> **Provided material**:
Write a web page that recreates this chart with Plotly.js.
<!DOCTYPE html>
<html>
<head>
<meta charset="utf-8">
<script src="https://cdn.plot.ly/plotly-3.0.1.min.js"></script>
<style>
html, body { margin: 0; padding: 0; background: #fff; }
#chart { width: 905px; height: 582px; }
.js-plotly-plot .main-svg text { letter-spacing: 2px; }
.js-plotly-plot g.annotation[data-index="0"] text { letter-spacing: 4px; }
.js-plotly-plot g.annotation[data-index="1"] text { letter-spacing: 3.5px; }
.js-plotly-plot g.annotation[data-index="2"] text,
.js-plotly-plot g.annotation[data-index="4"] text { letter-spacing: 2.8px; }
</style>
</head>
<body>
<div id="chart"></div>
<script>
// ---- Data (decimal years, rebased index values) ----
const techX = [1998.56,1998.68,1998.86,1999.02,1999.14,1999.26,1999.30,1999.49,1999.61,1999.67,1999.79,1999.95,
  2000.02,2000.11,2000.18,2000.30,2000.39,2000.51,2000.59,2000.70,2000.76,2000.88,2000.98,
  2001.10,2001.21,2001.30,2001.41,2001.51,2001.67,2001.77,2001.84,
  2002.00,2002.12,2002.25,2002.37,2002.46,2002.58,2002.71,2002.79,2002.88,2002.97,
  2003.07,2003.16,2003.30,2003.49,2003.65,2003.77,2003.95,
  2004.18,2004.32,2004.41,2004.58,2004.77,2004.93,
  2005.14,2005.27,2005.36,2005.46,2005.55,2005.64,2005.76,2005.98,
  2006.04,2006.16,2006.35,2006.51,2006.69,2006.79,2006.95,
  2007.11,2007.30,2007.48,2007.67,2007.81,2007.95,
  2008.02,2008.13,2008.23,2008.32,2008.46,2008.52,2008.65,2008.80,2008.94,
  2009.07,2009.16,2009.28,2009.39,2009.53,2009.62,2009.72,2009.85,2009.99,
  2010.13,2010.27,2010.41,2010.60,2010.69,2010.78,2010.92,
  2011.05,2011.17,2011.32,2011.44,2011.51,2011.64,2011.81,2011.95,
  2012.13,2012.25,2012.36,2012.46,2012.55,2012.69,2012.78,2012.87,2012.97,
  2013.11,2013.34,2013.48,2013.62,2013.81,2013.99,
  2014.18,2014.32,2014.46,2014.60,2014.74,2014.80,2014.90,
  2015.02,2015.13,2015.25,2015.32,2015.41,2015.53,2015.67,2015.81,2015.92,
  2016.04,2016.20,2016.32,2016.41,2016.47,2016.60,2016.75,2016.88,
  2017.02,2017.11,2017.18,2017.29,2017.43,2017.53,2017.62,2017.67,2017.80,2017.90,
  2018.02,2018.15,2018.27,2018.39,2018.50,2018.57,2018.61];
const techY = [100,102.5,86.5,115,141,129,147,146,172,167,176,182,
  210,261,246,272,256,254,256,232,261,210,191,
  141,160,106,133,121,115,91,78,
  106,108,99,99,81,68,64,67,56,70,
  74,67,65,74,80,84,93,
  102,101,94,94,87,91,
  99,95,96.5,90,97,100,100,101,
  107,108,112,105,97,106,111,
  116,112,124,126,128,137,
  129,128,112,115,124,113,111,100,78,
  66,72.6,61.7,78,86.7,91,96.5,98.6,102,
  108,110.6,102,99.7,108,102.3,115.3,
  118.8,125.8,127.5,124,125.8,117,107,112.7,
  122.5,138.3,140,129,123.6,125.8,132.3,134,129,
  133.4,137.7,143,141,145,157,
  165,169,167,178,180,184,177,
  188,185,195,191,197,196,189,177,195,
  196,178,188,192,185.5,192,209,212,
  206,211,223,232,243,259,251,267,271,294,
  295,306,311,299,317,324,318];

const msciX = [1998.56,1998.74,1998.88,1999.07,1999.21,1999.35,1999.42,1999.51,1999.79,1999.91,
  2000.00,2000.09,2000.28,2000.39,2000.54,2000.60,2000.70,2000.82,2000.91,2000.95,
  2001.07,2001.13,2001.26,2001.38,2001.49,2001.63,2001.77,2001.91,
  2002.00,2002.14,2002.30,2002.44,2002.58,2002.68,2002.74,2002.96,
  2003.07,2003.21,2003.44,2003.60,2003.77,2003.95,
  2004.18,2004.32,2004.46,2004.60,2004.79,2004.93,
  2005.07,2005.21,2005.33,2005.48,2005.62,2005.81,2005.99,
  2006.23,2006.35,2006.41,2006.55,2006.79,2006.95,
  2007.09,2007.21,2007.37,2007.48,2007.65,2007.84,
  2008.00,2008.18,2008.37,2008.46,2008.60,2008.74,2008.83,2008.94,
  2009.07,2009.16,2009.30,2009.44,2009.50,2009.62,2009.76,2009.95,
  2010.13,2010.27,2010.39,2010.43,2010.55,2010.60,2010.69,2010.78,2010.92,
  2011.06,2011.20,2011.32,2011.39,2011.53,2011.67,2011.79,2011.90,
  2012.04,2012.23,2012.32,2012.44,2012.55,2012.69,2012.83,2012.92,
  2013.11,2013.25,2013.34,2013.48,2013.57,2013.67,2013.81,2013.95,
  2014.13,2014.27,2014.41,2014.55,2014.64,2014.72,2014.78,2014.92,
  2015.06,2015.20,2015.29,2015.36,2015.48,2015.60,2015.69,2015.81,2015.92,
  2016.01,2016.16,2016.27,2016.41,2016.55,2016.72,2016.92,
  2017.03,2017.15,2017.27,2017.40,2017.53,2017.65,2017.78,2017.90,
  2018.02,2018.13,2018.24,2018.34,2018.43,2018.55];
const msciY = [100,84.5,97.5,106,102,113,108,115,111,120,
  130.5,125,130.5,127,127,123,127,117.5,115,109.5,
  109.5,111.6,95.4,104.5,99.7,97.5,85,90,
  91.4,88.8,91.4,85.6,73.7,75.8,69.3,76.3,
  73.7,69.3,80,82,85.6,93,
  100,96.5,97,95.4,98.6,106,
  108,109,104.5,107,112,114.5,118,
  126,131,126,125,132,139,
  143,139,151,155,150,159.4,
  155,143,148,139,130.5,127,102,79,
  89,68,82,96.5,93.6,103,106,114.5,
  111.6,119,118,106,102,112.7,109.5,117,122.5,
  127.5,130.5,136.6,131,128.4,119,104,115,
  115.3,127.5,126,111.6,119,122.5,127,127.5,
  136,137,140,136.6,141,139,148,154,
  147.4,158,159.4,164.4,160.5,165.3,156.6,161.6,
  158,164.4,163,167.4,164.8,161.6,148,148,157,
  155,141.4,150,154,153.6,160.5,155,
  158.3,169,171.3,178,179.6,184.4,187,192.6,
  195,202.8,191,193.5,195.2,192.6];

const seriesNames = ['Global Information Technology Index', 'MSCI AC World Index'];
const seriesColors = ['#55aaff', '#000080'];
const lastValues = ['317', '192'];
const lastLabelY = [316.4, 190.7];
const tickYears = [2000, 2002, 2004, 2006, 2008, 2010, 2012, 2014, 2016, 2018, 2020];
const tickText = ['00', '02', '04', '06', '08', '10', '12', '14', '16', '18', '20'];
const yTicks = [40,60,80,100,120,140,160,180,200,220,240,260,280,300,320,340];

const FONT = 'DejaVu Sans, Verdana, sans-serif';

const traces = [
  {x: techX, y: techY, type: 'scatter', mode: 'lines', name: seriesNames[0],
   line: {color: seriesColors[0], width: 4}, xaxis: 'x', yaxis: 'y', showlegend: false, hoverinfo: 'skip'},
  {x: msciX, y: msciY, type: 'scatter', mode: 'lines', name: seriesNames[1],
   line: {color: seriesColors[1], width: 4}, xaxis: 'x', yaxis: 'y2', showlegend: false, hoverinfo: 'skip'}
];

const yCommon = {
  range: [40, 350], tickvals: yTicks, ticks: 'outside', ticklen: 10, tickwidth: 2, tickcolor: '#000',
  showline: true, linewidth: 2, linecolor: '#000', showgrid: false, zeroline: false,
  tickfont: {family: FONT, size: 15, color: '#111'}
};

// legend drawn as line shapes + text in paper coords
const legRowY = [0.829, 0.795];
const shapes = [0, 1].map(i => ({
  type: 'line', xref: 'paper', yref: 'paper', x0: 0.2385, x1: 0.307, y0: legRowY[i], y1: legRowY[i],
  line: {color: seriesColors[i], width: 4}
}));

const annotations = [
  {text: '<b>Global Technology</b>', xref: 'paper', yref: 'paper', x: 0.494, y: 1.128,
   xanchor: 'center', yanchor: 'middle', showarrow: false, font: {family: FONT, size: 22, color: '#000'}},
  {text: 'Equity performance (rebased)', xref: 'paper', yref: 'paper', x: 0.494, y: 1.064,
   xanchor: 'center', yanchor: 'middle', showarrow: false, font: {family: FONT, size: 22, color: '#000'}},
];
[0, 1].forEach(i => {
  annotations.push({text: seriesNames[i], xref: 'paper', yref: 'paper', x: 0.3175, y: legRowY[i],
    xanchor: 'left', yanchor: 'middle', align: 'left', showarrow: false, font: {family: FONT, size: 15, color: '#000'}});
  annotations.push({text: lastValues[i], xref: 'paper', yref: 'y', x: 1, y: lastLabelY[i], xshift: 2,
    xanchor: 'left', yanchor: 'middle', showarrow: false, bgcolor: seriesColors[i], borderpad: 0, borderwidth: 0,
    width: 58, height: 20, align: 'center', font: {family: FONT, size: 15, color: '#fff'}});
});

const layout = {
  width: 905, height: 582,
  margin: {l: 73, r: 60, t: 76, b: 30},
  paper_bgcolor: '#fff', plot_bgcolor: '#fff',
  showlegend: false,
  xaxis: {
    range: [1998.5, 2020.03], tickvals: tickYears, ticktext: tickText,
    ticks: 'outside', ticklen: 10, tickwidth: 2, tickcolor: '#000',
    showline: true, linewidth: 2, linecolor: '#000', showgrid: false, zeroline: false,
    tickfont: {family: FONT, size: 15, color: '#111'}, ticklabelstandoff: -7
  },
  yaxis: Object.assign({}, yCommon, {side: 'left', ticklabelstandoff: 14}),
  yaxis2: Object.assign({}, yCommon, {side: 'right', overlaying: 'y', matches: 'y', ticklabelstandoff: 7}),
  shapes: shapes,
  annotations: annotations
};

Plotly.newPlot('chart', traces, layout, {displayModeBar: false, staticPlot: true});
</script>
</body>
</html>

> **Exercise goal**:
From the data above, copy each line that holds "chart".

> **Correct answer**:
Write a web page that recreates this chart with Plotly.js.
#chart { width: 905px; height: 582px; }
<div id="chart"></div>
Plotly.newPlot('chart', traces, layout, {displayModeBar: false, staticPlot: true});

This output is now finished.